One of my pet peeves about the publishing industry can be summed up as follows …

  • If you want to sell a novel 8 years ago, it better be about wizards and dragons.
  • If you want to sell a novel 4 years ago, it better be about zombies.
  • If you want to sell a novel now, it better be about vampires, or werewolves, or both.

Actually, this characterization is a bit over the top, but still an accurate description of an industry that embraces books just like “Harry Potter”, “Eragon”, and the “Twilight” series. People are looking for the next big thing to be just like the last big thing. Clearly, this works as customers flock to scratch a newly discovered itch, but the next really big thing is never a retread the last big thing. It’s always the new thing (or at my age, at least the so old it’s new again thing). This is no doubt why we’ll never be rid of those pesky vampires.

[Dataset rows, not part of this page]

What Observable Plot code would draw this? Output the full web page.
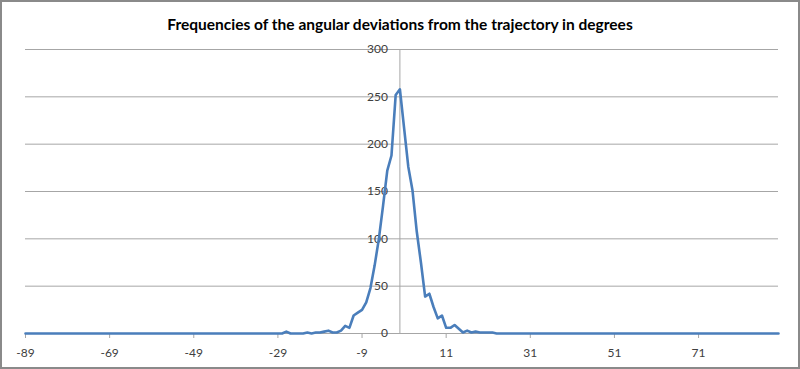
<!DOCTYPE html>
<html><head><meta charset="utf-8">
<script src="https://cdn.jsdelivr.net/npm/d3@7"></script>
<script src="https://cdn.jsdelivr.net/npm/@observablehq/plot@0.6"></script>
<style>
body{margin:0;background:#fff;}
#wrap{position:relative;width:800px;height:369px;overflow:hidden;background:#fff;}
#title{height:40px;box-sizing:border-box;padding-top:15px;text-align:center;font:bold 15.5px Lato, sans-serif;line-height:18px;color:#000;}
#border{position:absolute;left:0;top:0;width:800px;height:369px;box-sizing:border-box;border:2px solid #8a8a8a;pointer-events:none;}
svg{display:block;}
</style></head>
<body>
<div id="wrap">
  <div id="title">Frequencies of the angular deviations from the trajectory in degrees</div>
  <div id="chart"></div>
  <div id="border"></div>
</div>
<script>
const angles = [
  -89,-88,-87,-86,-85,-84,-83,-82,-81,-80,-79,-78,-77,-76,-75,-74,-73,-72,-71,-70,
  -69,-68,-67,-66,-65,-64,-63,-62,-61,-60,-59,-58,-57,-56,-55,-54,-53,-52,-51,-50,
  -49,-48,-47,-46,-45,-44,-43,-42,-41,-40,-39,-38,-37,-36,-35,-34,-33,-32,-31,-30,
  -29,-28,-27,-26,-25,-24,-23,-22,-21,-20,-19,-18,-17,-16,-15,-14,-13,-12,-11,-10,
  -9,-8,-7,-6,-5,-4,-3,-2,-1,0,1,2,3,4,5,6,7,8,9,10,
  11,12,13,14,15,16,17,18,19,20,21,22,23,24,25,26,27,28,29,30,
  31,32,33,34,35,36,37,38,39,40,41,42,43,44,45,46,47,48,49,50,
  51,52,53,54,55,56,57,58,59,60,61,62,63,64,65,66,67,68,69,70,
  71,72,73,74,75,76,77,78,79,80,81,82,83,84,85,86,87,88,89,90
];
const counts = [
  0,0,0,0,0,0,0,0,0,0,0,0,0,0,0,0,0,0,0,0,
  0,0,0,0,0,0,0,0,0,0,0,0,0,0,0,0,0,0,0,0,
  0,0,0,0,0,0,0,0,0,0,0,0,0,0,0,0,0,0,0,0,
  0,0,2,0,0,0,0,1,0,1,1,2,3,1,1,3,8,6,19,22,
  25,33,48,72,100,135,172,188,252,258,217,176,151,108,75,39,42,28,16,19,
  6,6,9,5,1,3,1,2,1,1,1,1,0,0,0,0,0,0,0,0,
  0,0,0,0,0,0,0,0,0,0,0,0,0,0,0,0,0,0,0,0,
  0,0,0,0,0,0,0,0,0,0,0,0,0,0,0,0,0,0,0,0,
  0,0,0,0,0,0,0,0,0,0,0,0,0,0,0,0,0,0,0,0
];
const xTicks = [-89, -69, -49, -29, -9, 11, 31, 51, 71];
const yTicks = [0, 50, 100, 150, 200, 250, 300];

const data = angles.map((a, i) => ({angle: a, count: counts[i]}));
const grid = "#a6a6a6";

const chart = Plot.plot({
  width: 800,
  height: 329,
  marginTop: 9,
  marginBottom: 36,
  marginLeft: 25,
  marginRight: 22,
  style: {fontFamily: "Lato, sans-serif", fontSize: "12px", color: "#404040", background: "transparent"},
  x: {domain: [-89, 90], label: null},
  y: {domain: [0, 300], label: null, axis: null},
  marks: [
    Plot.ruleY(yTicks, {stroke: grid, strokeWidth: 1}),
    Plot.ruleX([0], {stroke: grid, strokeWidth: 1}),
    Plot.axisX({ticks: xTicks, tickFormat: d => String(d), tickSize: 5, tickPadding: 10, stroke: grid, fill: "#404040", label: null, fontSize: 12}),
    Plot.text(yTicks, {x: 0, y: d => d, text: d => String(d), textAnchor: "end", dx: -12, fill: "#404040", fontSize: 12}),
    Plot.line(data, {x: "angle", y: "count", stroke: "#4a7ebb", strokeWidth: 2.6, strokeLinejoin: "round"})
  ]
});
document.getElementById("chart").appendChild(chart);
</script>
</body></html>
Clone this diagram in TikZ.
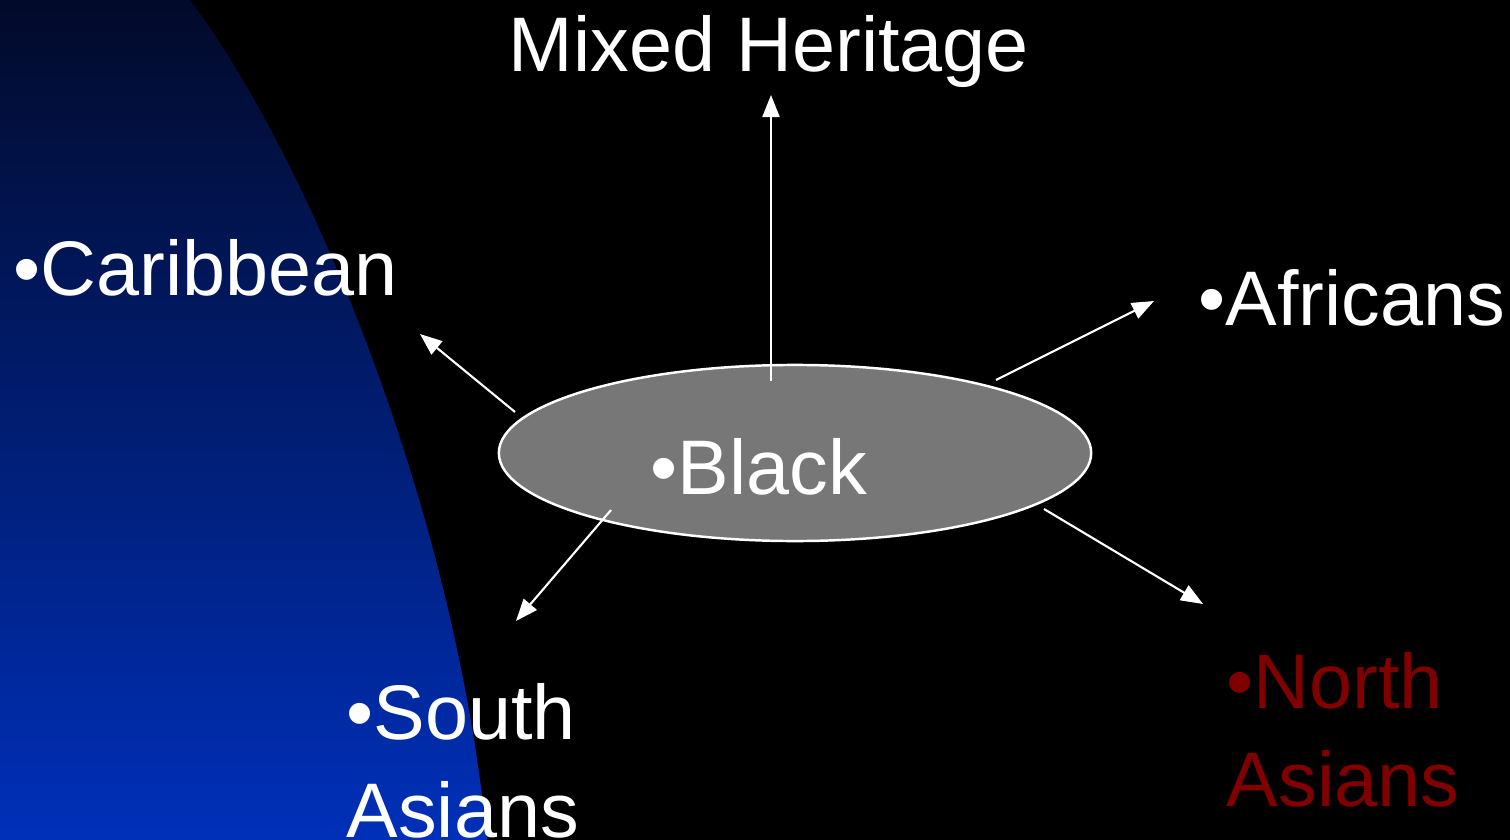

This shows up in movies where it seems that half the movies being made today are remakes of films from the ’60s, ’70s, and ’80s (some of which were remakes of movies from the ’30s, ’40s, and ’50s). Even when the movies are better than the original, I’m still struck by the thought – “Aren’t there enough new ideas in the world?”

It also shows up in music. Look at who has been successful after American Idol. Sometimes the winner, more often the singers who came in 2nd, 3rd, or 4th. I suspect that this may stem from an expectation that with the canned record deal built into 1st prize comes an obligation for the artist to pound their peg into the record producer’s designated hole no matter how mis-matched the shapes. I always saw Jordin Sparks as a top-tier singer of Jazz standards rather than a middle-tier R&B singer. Hopefully, she’ll evolve in that direction. I can’t wait to hear what comes out next from Chrystal Bowersox (who was never going to be a good fit in anyone else’s niche) and Siobhan Magnus.

Anyway, three cheers for originality – in all its forms.